Task statement —
Pull every line that holds the word "chart" from the entries.
━━━━━ Data for this exercise
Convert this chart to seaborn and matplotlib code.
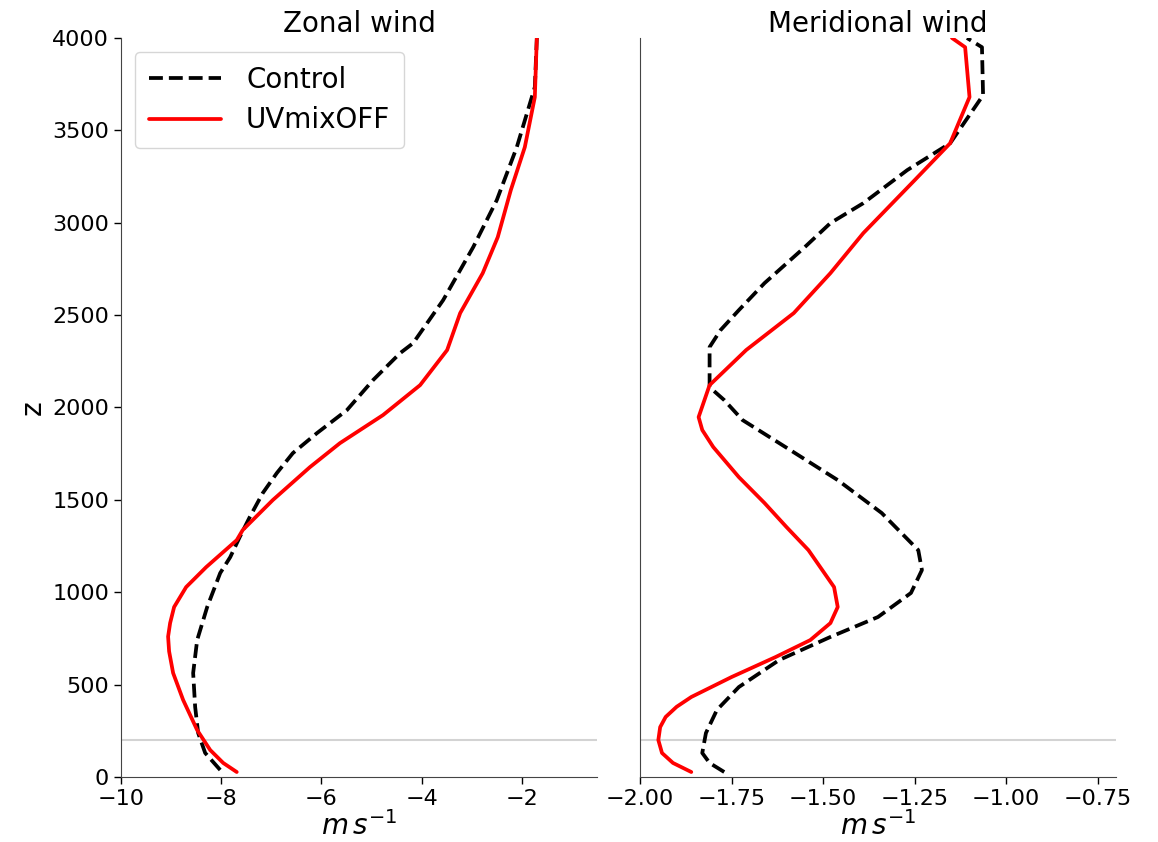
import numpy as np
import pandas as pd
import matplotlib
matplotlib.use("Agg")
import matplotlib.pyplot as plt
import seaborn as sns

# Zonal wind (m/s) vs height z (m)
z_u_ctrl = [38, 130, 238, 379, 563, 741, 920, 1104, 1190, 1299, 1407, 1537, 1645, 1753,
            1861, 1986, 2148, 2294, 2348, 2581, 2868, 3122, 3409, 3734, 4000]
u_ctrl = [-8.02, -8.32, -8.46, -8.52, -8.56, -8.48, -8.28, -8.02, -7.82, -7.63, -7.43,
          -7.17, -6.89, -6.57, -6.09, -5.49, -4.97, -4.43, -4.17, -3.57, -2.97, -2.50,
          -2.10, -1.74, -1.70]

z_u_mix = [27, 76, 146, 254, 417, 563, 680, 760, 833, 920, 1028, 1136, 1282, 1337, 1499,
           1677, 1807, 1959, 2121, 2311, 2511, 2727, 2922, 3176, 3409, 3680, 4000]
u_mix = [-7.69, -7.96, -8.22, -8.48, -8.76, -8.96, -9.04, -9.06, -9.02, -8.94, -8.70,
         -8.30, -7.69, -7.57, -6.97, -6.23, -5.63, -4.77, -4.03, -3.49, -3.23, -2.78,
         -2.48, -2.22, -1.94, -1.74, -1.70]

# Meridional wind (m/s) vs height z (m)
z_v_ctrl = [27, 76, 130, 238, 363, 487, 633, 758, 866, 996, 1120, 1228, 1429, 1607,
            1770, 1932, 2040, 2110, 2327, 2419, 2527, 2673, 2868, 2998, 3106, 3285,
            3430, 3690, 3950, 4000]
v_ctrl = [-1.77, -1.81, -1.83, -1.82, -1.79, -1.73, -1.62, -1.48, -1.35, -1.26, -1.23,
          -1.24, -1.34, -1.46, -1.59, -1.72, -1.77, -1.81, -1.81, -1.78, -1.73, -1.66,
          -1.55, -1.48, -1.39, -1.27, -1.153, -1.063, -1.066, -1.107]

z_v_mix = [27, 76, 130, 200, 270, 325, 380, 433, 541, 649, 741, 833, 920, 1028, 1228,
           1353, 1483, 1623, 1786, 1878, 1948, 2121, 2311, 2511, 2727, 2944, 3230, 3430,
           3680, 3950, 4000]
v_mix = [-1.86, -1.91, -1.94, -1.95, -1.945, -1.93, -1.90, -1.86, -1.75, -1.63, -1.535,
         -1.48, -1.46, -1.47, -1.54, -1.60, -1.66, -1.73, -1.80, -1.83, -1.84, -1.81,
         -1.71, -1.58, -1.48, -1.39, -1.25, -1.153, -1.10, -1.112, -1.148]

labels = ["Control", "UVmixOFF"]
titles = ["Zonal wind", "Meridional wind"]

sns.set_style("ticks")
plt.rcParams['font.family'] = ['DejaVu Sans']
plt.rcParams['text.color'] = 'black'
plt.rcParams['axes.labelcolor'] = 'black'
plt.rcParams['xtick.color'] = 'black'
plt.rcParams['ytick.color'] = 'black'

fig = plt.figure(figsize=(11.58, 8.42), dpi=100)
ax1 = fig.add_axes([0.1045, 0.0772, 0.411, 0.8777])
ax2 = fig.add_axes([0.5527, 0.0772, 0.411, 0.8777])

def draw(ax, zc, vc, zm, vm):
    dc = pd.DataFrame({"v": vc, "z": zc})
    dm = pd.DataFrame({"v": vm, "z": zm})
    ax.axhline(200, color="#d3d3d3", lw=1.5, zorder=1)
    sns.lineplot(data=dc, x="v", y="z", sort=False, estimator=None, ax=ax,
                 color="black", linestyle="--", lw=2.7, label=labels[0])
    sns.lineplot(data=dm, x="v", y="z", sort=False, estimator=None, ax=ax,
                 color="red", lw=2.7, label=labels[1])

draw(ax1, z_u_ctrl, u_ctrl, z_u_mix, u_mix)
draw(ax2, z_v_ctrl, v_ctrl, z_v_mix, v_mix)

ax1.set_xlim(-10, -0.5)
ax2.set_xlim(-2.0, -0.70)
ax2.set_xticks([-2.0, -1.75, -1.5, -1.25, -1.0, -0.75])
for ax, t in zip([ax1, ax2], titles):
    ax.set_ylim(0, 4000)
    ax.set_title(t, fontsize=20, pad=4)
    ax.set_xlabel(r"$m\,s^{-1}$", fontsize=20, labelpad=2)
    ax.tick_params(labelsize=16, length=5, width=1)
    for s in ["top", "right"]:
        ax.spines[s].set_visible(False)
    for s in ["left", "bottom"]:
        ax.spines[s].set_color("#444444")

ax1.set_yticks(np.arange(0, 4001, 500))
ax1.set_ylabel("z", fontsize=20)
ax2.set_yticks([])
ax2.set_ylabel("")
ax2.get_legend().remove()
ax1.legend(loc="upper left", fontsize=20, frameon=True, handlelength=2.6,
           borderpad=0.5, labelspacing=0.45, handletextpad=0.9)

fig.savefig("out.png", dpi=100)
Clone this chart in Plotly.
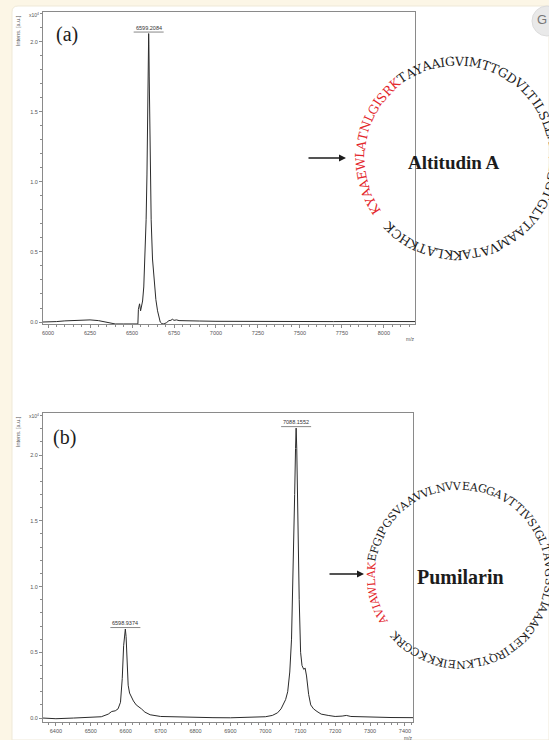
━━━━━━━━━━
The reply —
Convert this chart to seaborn and matplotlib code.
Clone this chart in Plotly.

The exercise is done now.